さて。天井画を大いに堪能した後、クーポラのてっぺんに出た。はじめまして、クーポラのてっぺんっ!2年前にこのクーポラのてっぺんの人たちから、ジョット鐘楼のてっぺんで見降ろされたので、今度は私が「エッヘン!」とジョットを見降ろしてみた。レヴェル低いっ!ドゥオーモを一周して、フィレンツェの街を見降ろしてみる。いや~、下から見ても、上から見てもやっぱりかわいい街っ!
ジョットの鐘楼を見降ろせ!2011!
そろそろ夕陽が沈む時間で、ジョットの鐘楼方向に、陽が傾き始めた。ほ~。ジョットの方向に沈むとは、粋だね!粋!そこで、夕陽が沈むまでずっと、この頂上にいることにして、夕陽スポットをゲットしようと思ったら、一番の特等席は既に日本人の女の子二人が予約済みだっため、二番目のS席あたりをゲットした。
夕焼けに輝くフィレンツェ。
ずっと頂上にいると、だんだん冷えてきたが、「冷え」で夕陽を諦めてはならない。我々はダウンコートをしっかり閉めて、フードもかぶって夕陽を見つめた。
ただ、最近視力の低下を気にしている私は、直射夕陽をずっと見て目が悪くなってはいけないと思い、しばらく夕陽を見た後は、フェンスの柱部分に夕陽を隠すように視線を移動して、目を休めた。この「夕陽、ときどき休む」作戦を姉にも推奨したが、姉には「うるさいよ」と言われた。

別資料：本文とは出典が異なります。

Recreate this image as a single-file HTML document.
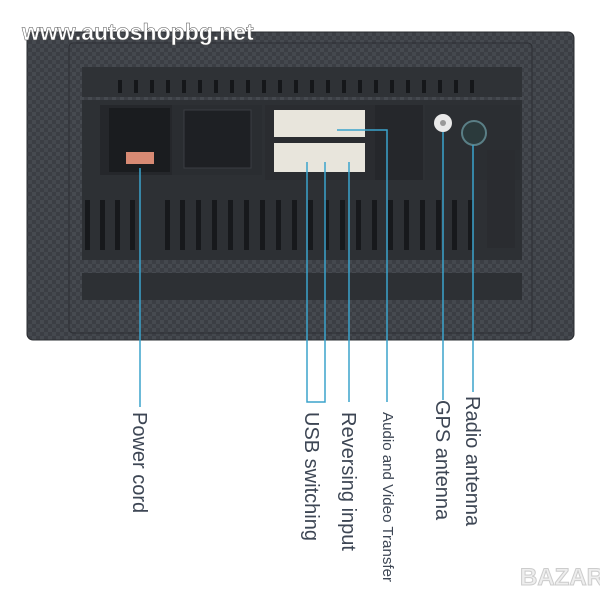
<!DOCTYPE html>
<html><head><style>
html,body{margin:0;padding:0;background:#fff;}
svg{display:block;}
.t{font-family:"Liberation Sans",sans-serif;fill:#3d4654;}
</style></head><body>
<svg width="600" height="600" viewBox="0 0 600 600" xmlns="http://www.w3.org/2000/svg">
<defs>
<pattern id="cf" width="8" height="8" patternUnits="userSpaceOnUse">
<rect width="8" height="8" fill="#3b3e44"/>
<rect width="4" height="4" fill="#464a50"/>
<rect x="4" y="4" width="4" height="4" fill="#44484e"/>
</pattern>
</defs>
<rect width="600" height="600" fill="#fff"/>
<rect x="27" y="32" width="547" height="308" rx="6" fill="url(#cf)" stroke="#2a2c30"/>
<rect x="69" y="43" width="463" height="290" rx="4" fill="url(#cf)" stroke="#2c2e33"/>
<rect x="82" y="67" width="440" height="30" fill="#2f3236"/>
<g fill="#15171a">
<rect x="118" y="80" width="4" height="13"/><rect x="134" y="80" width="4" height="13"/><rect x="150" y="80" width="4" height="13"/><rect x="166" y="80" width="4" height="13"/><rect x="182" y="80" width="4" height="13"/><rect x="198" y="80" width="4" height="13"/><rect x="214" y="80" width="4" height="13"/><rect x="230" y="80" width="4" height="13"/><rect x="246" y="80" width="4" height="13"/><rect x="262" y="80" width="4" height="13"/><rect x="278" y="80" width="4" height="13"/><rect x="294" y="80" width="4" height="13"/><rect x="310" y="80" width="4" height="13"/><rect x="326" y="80" width="4" height="13"/><rect x="342" y="80" width="4" height="13"/><rect x="358" y="80" width="4" height="13"/><rect x="374" y="80" width="4" height="13"/><rect x="390" y="80" width="4" height="13"/><rect x="406" y="80" width="4" height="13"/><rect x="422" y="80" width="4" height="13"/><rect x="438" y="80" width="4" height="13"/><rect x="454" y="80" width="4" height="13"/><rect x="470" y="80" width="4" height="13"/>
</g>
<rect x="82" y="100" width="440" height="160" fill="#2d3034"/>
<rect x="100" y="105" width="72" height="70" fill="#25272b"/>
<rect x="109" y="108" width="61" height="64" fill="#1a1c1f"/>
<rect x="126" y="152" width="28" height="12" fill="#d88a74"/>
<rect x="172" y="105" width="90" height="70" fill="#2a2d31"/>
<rect x="184" y="110" width="67" height="58" fill="#1e2024" stroke="#3a3d42"/>
<rect x="265" y="105" width="110" height="75" fill="#2a2c30"/>
<rect x="274" y="110" width="91" height="27" fill="#e8e5dc"/>
<rect x="274" y="143" width="91" height="29" fill="#e8e5dc"/>
<rect x="375" y="105" width="48" height="75" fill="#25272b"/>
<rect x="425" y="105" width="95" height="75" fill="#2b2e32"/>
<circle cx="443" cy="123" r="9" fill="#e9e9e9"/><circle cx="443" cy="123" r="3" fill="#999"/>
<circle cx="474" cy="133" r="12" fill="#2b3a3c" stroke="#5a7f86" stroke-width="2"/>
<rect x="487" y="150" width="28" height="98" fill="#2a2c30"/>
<g fill="#17191c">
<rect x="85" y="200" width="5" height="50"/><rect x="100" y="200" width="5" height="50"/><rect x="115" y="200" width="5" height="50"/><rect x="130" y="200" width="5" height="50"/><rect x="165" y="200" width="5" height="50"/><rect x="180" y="200" width="5" height="50"/><rect x="196" y="200" width="5" height="50"/><rect x="212" y="200" width="5" height="50"/><rect x="228" y="200" width="5" height="50"/><rect x="244" y="200" width="5" height="50"/><rect x="260" y="200" width="5" height="50"/><rect x="276" y="200" width="5" height="50"/><rect x="292" y="200" width="5" height="50"/><rect x="308" y="200" width="5" height="50"/><rect x="324" y="200" width="5" height="50"/><rect x="340" y="200" width="5" height="50"/><rect x="356" y="200" width="5" height="50"/><rect x="372" y="200" width="5" height="50"/><rect x="388" y="200" width="5" height="50"/><rect x="404" y="200" width="5" height="50"/><rect x="420" y="200" width="5" height="50"/><rect x="436" y="200" width="5" height="50"/><rect x="452" y="200" width="5" height="50"/><rect x="468" y="200" width="5" height="50"/>
</g>
<rect x="82" y="273" width="440" height="27" fill="#2d3034"/>
<text x="22" y="40" font-family="Liberation Sans,sans-serif" font-weight="bold" font-size="23" fill="#fff" stroke="#555" stroke-width="0.5">www.autoshopbg.net</text>
<g stroke="#3ba3cc" stroke-width="1.5" fill="none">
<line x1="140" y1="168" x2="140" y2="407"/>
<polyline points="307,162 307,402 325,402 325,162"/>
<line x1="349" y1="162" x2="349" y2="402"/>
<polyline points="337,130 387,130 387,402"/>
<line x1="443" y1="132" x2="443" y2="400"/>
<line x1="473" y1="145" x2="473" y2="392"/>
</g>
<g class="t" font-size="20">
<text transform="translate(133,412) rotate(90)">Power cord</text>
<text transform="translate(305,412) rotate(90)">USB switching</text>
<text transform="translate(342,412) rotate(90)">Reversing input</text>
<text transform="translate(436,400) rotate(90)">GPS antenna</text>
<text transform="translate(466,396) rotate(90)">Radio antenna</text>
<text transform="translate(383,412) rotate(90)" font-size="15" textLength="170" lengthAdjust="spacingAndGlyphs">Audio and Video Transfer</text>
</g>
<text x="520" y="585" font-family="Liberation Sans,sans-serif" font-weight="bold" font-size="24" fill="#eee" stroke="#ccc" stroke-width="1">BAZAR</text>
</svg>
</body></html>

姉は、視線をわざわざずらして目を休めるのではなく、時々目を閉じればよいだけなのでは、と思い、目を閉じると、あることを発見した。「夕陽を見た後目を閉じると、目の中に30個の夕陽が残ってるよ!」。私も実行して、「30個じゃなくて50個じゃない?」とかバカな会話を繰り広げている時に、ハッと気付いた。周りはほとんど日本人で、こんなくだらない会話を聞かれてしまった…。
それにしても、この夕陽が見えるエリアは、日本人ばっかり。しかも、みんな別々の旅行者で、団体客でないのだ。日本人以外の旅行者は、だいたいクーポラの周りをぐるっと回ると降りて行くのだが、日本人は、夕陽が沈んでいく様子を食い入るように見つめている。この夕陽が沈んでいくという、わび・さびが日本人にとってはたまらないのだ。わび・さび。
夕陽が沈んだ直後です。
夕陽が沈み終わると、我々も含めて日本人は次々に立ち上がり、クーポラを降りた。うわ~、何だか結構冷えたなあ。なのに、姉は、「グロム(ドゥオーモから近いジェラート屋)」に行こうか?」と言う。本当のオロカモノである。
でも、グロムはチョコレート系に強いので、ホットチョコレートがあるかもしれない、と思って行ってみたら、やはりホットチョコレートがあった!
姉はジェラート、私はホットチョコレートを頼むと、ホットチョコレートを作るのにだいぶ時間がかかった。そして、出てきたものを飲むと、……んまいっ!丁寧に時間をかけて作っている味である!しかも、かなり温まる!
クーポラであんなに身体の底から冷えたのに、このホットチョコレートを飲み終わるころには芯から温まっていた。フィレンツェで冷えた時は、グロムでホットチョコレートを飲むのに限るっ!
芯から温まったところで、本日の観光は終了~。だが、忘れていたが、レジデンスはお湯が出ないんだぜ…。ねえ、いったい何のためにバスタブ付きの部屋にしたんだろうねえ…。今やむなしく光るバスタブ。
足湯用のフットバスを持ってきていたので、ケトルでお湯をわかして、水でいい温度まで調整して、お湯で身体を拭いて、その後足湯をして眠ることにした。明日
はヴェローナに移動である。まあ、ヴェローナではしっかりシャワーを浴びれるさ、と我々は輝く明日へ期待することにしたのである。今になってみると、輝く明日とは、いったい何だったのであろう…。